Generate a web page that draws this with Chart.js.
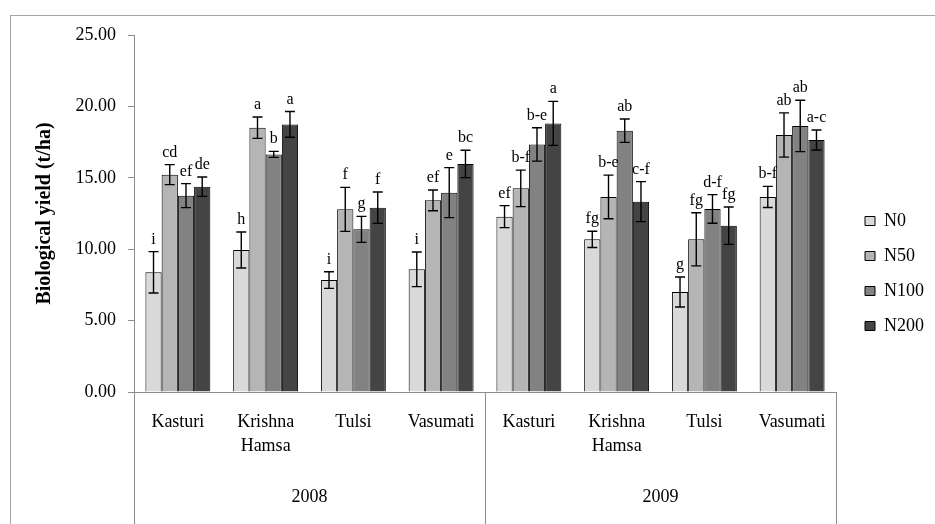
<!DOCTYPE html>
<html>
<head>
<meta charset="utf-8">
<script src="https://cdn.jsdelivr.net/npm/chart.js@4/dist/chart.umd.min.js"></script>
<style>
  body { margin: 0; background: #fff; }
  canvas { display: block; }
</style>
</head>
<body>
<canvas id="grafico" width="935" height="524"></canvas>
<script>
// categorias (variedades) e anos
var variedades = [['Kasturi'], ['Krishna', 'Hamsa'], ['Tulsi'], ['Vasumati'],
                  ['Kasturi'], ['Krishna', 'Hamsa'], ['Tulsi'], ['Vasumati']];
var anos = ['2008', '2009'];
var tratamentos = ['N0', 'N50', 'N100', 'N200'];

// valores (t/ha)
var valN0   = [8.38, 9.94, 7.84, 8.59, 12.28, 10.69, 7.00, 13.66];
var valN50  = [15.22, 18.51, 12.79, 13.42, 14.26, 13.66, 10.69, 18.00];
var valN100 = [13.75, 16.64, 11.39, 13.96, 17.34, 18.30, 12.82, 18.63];
var valN200 = [14.38, 18.74, 12.91, 15.97, 18.81, 13.33, 11.65, 17.65];

// erros
var errN0   = [1.45, 1.26, 0.58, 1.21, 0.77, 0.57, 1.05, 0.74];
var errN50  = [0.70, 0.75, 1.54, 0.73, 1.28, 1.53, 1.86, 1.55];
var errN100 = [0.84, 0.21, 0.91, 1.75, 1.17, 0.82, 1.00, 1.80];
var errN200 = [0.68, 0.90, 1.10, 0.96, 1.54, 1.40, 1.31, 0.70];

// letras de significancia
var letN0   = ['i', 'h', 'i', 'i', 'ef', 'fg', 'g', 'b-f'];
var letN50  = ['cd', 'a', 'f', 'ef', 'b-f', 'b-e', 'fg', 'ab'];
var letN100 = ['ef', 'b', 'g', 'e', 'b-e', 'ab', 'd-f', 'ab'];
var letN200 = ['de', 'a', 'f', 'bc', 'a', 'c-f', 'fg', 'a-c'];

var cores = ['#d9d9d9', '#b5b5b5', '#828282', '#444444'];
var fonte = 'Liberation Serif';

var valores = [valN0, valN50, valN100, valN200];
var erros = [errN0, errN50, errN100, errN200];
var letras = [letN0, letN50, letN100, letN200];

// moldura externa
var moldura = {
    id: 'moldura',
    beforeDraw: function (chart) {
        var ctx = chart.ctx;
        ctx.save();
        ctx.strokeStyle = '#a6a6a6';
        ctx.lineWidth = 1;
        ctx.strokeRect(10.5, 15.5, 2000, 2000);
        ctx.restore();
    },
    afterLayout: function (chart) {
        // empurrar a legenda um pouco para a direita
        chart.legend.left += 12;
        chart.legend.right += 12;
    }
};

// barras de erro + letras
var barrasErro = {
    id: 'barrasErro',
    afterDatasetsDraw: function (chart) {
        var ctx = chart.ctx;
        var y = chart.scales.y;
        ctx.save();
        ctx.strokeStyle = '#000';
        ctx.lineWidth = 1.4;
        ctx.fillStyle = '#000';
        ctx.font = '16px "' + fonte + '"';
        ctx.textAlign = 'center';
        ctx.textBaseline = 'alphabetic';
        chart.data.datasets.forEach(function (ds, i) {
            var meta = chart.getDatasetMeta(i);
            meta.data.forEach(function (bar, j) {
                var v = ds.data[j];
                var e = erros[i][j];
                var yt = y.getPixelForValue(v + e);
                var yb = y.getPixelForValue(v - e);
                ctx.beginPath();
                ctx.moveTo(bar.x, yt); ctx.lineTo(bar.x, yb);
                ctx.moveTo(bar.x - 5, yt); ctx.lineTo(bar.x + 5, yt);
                ctx.moveTo(bar.x - 5, yb); ctx.lineTo(bar.x + 5, yb);
                ctx.stroke();
                ctx.fillText(letras[i][j], bar.x, yt - 8);
            });
        });
        ctx.restore();
    }
};

// linhas separadoras dos anos + rótulos dos anos
var grupos = {
    id: 'grupos',
    afterDraw: function (chart) {
        var ctx = chart.ctx;
        var x = chart.scales.x;
        var n = variedades.length;
        var larg = (x.right - x.left) / n;
        var por = n / anos.length;
        ctx.save();
        ctx.strokeStyle = '#8c8c8c';
        ctx.lineWidth = 1;
        for (var k = 0; k <= anos.length; k++) {
            var px = Math.round(x.left + k * por * larg) + 0.5;
            ctx.beginPath();
            ctx.moveTo(px, x.top);
            ctx.lineTo(px, 524);
            ctx.stroke();
        }
        ctx.fillStyle = '#000';
        ctx.font = '18px "' + fonte + '"';
        ctx.textAlign = 'center';
        ctx.textBaseline = 'middle';
        anos.forEach(function (a, k) {
            ctx.fillText(a, x.left + (k + 0.5) * por * larg, 497);
        });
        ctx.restore();
    }
};

var ctx = document.getElementById('grafico').getContext('2d');

var grafico = new Chart(ctx, {
    type: 'bar',
    data: {
        labels: variedades,
        datasets: tratamentos.map(function (t, i) {
            return {
                label: t,
                data: valores[i],
                backgroundColor: cores[i],
                borderColor: '#000',
                borderWidth: 1,
                barPercentage: 1,
                categoryPercentage: 0.74
            };
        })
    },
    options: {
        responsive: false,
        animation: false,
        devicePixelRatio: 1,
        layout: { padding: { left: 10, top: 35, right: 13, bottom: 12 } },
        plugins: {
            tooltip: { enabled: false },
            legend: {
                position: 'right',
                labels: {
                    boxWidth: 10,
                    boxHeight: 9,
                    padding: 17,
                    color: '#000',
                    font: { family: fonte, size: 18 }
                }
            }
        },
        scales: {
            x: {
                afterFit: function (s) { s.height = 120; },
                grid: { display: true, drawOnChartArea: false, drawTicks: false, color: 'rgba(0,0,0,0)' },
                border: { display: true, color: '#8c8c8c', width: 1 },
                ticks: {
                    color: '#000',
                    padding: 19,
                    maxRotation: 0,
                    autoSkip: false,
                    font: { family: fonte, size: 18, lineHeight: 1.3 }
                }
            },
            y: {
                min: 0,
                max: 25,
                afterFit: function (s) { s.width = 124; },
                grid: { drawOnChartArea: false, tickLength: 6, color: '#8c8c8c' },
                border: { display: true, color: '#8c8c8c', width: 1 },
                ticks: {
                    stepSize: 5,
                    padding: 12,
                    color: '#000',
                    font: { family: fonte, size: 18 },
                    callback: function (v) { return v.toFixed(2); }
                },
                title: {
                    display: true,
                    text: 'Biological yield (t/ha)',
                    color: '#000',
                    padding: { top: 23, bottom: 0 },
                    font: { family: fonte, size: 20, weight: 'bold' }
                }
            }
        }
    },
    plugins: [moldura, barrasErro, grupos]
});
</script>
</body>
</html>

> _Your instructions_
The lines from the top of the data above through the one holding "var tratamentos = ['N0', 'N50', 'N100', 'N200'];" are to be repeated exactly, and only those, with no pictures.

> _Final result_
Generate a web page that draws this with Chart.js.
<!DOCTYPE html>
<html>
<head>
<meta charset="utf-8">
<script src="https://cdn.jsdelivr.net/npm/chart.js@4/dist/chart.umd.min.js"></script>
<style>
  body { margin: 0; background: #fff; }
  canvas { display: block; }
</style>
</head>
<body>
<canvas id="grafico" width="935" height="524"></canvas>
<script>
// categorias (variedades) e anos
var variedades = [['Kasturi'], ['Krishna', 'Hamsa'], ['Tulsi'], ['Vasumati'],
                  ['Kasturi'], ['Krishna', 'Hamsa'], ['Tulsi'], ['Vasumati']];
var anos = ['2008', '2009'];
var tratamentos = ['N0', 'N50', 'N100', 'N200'];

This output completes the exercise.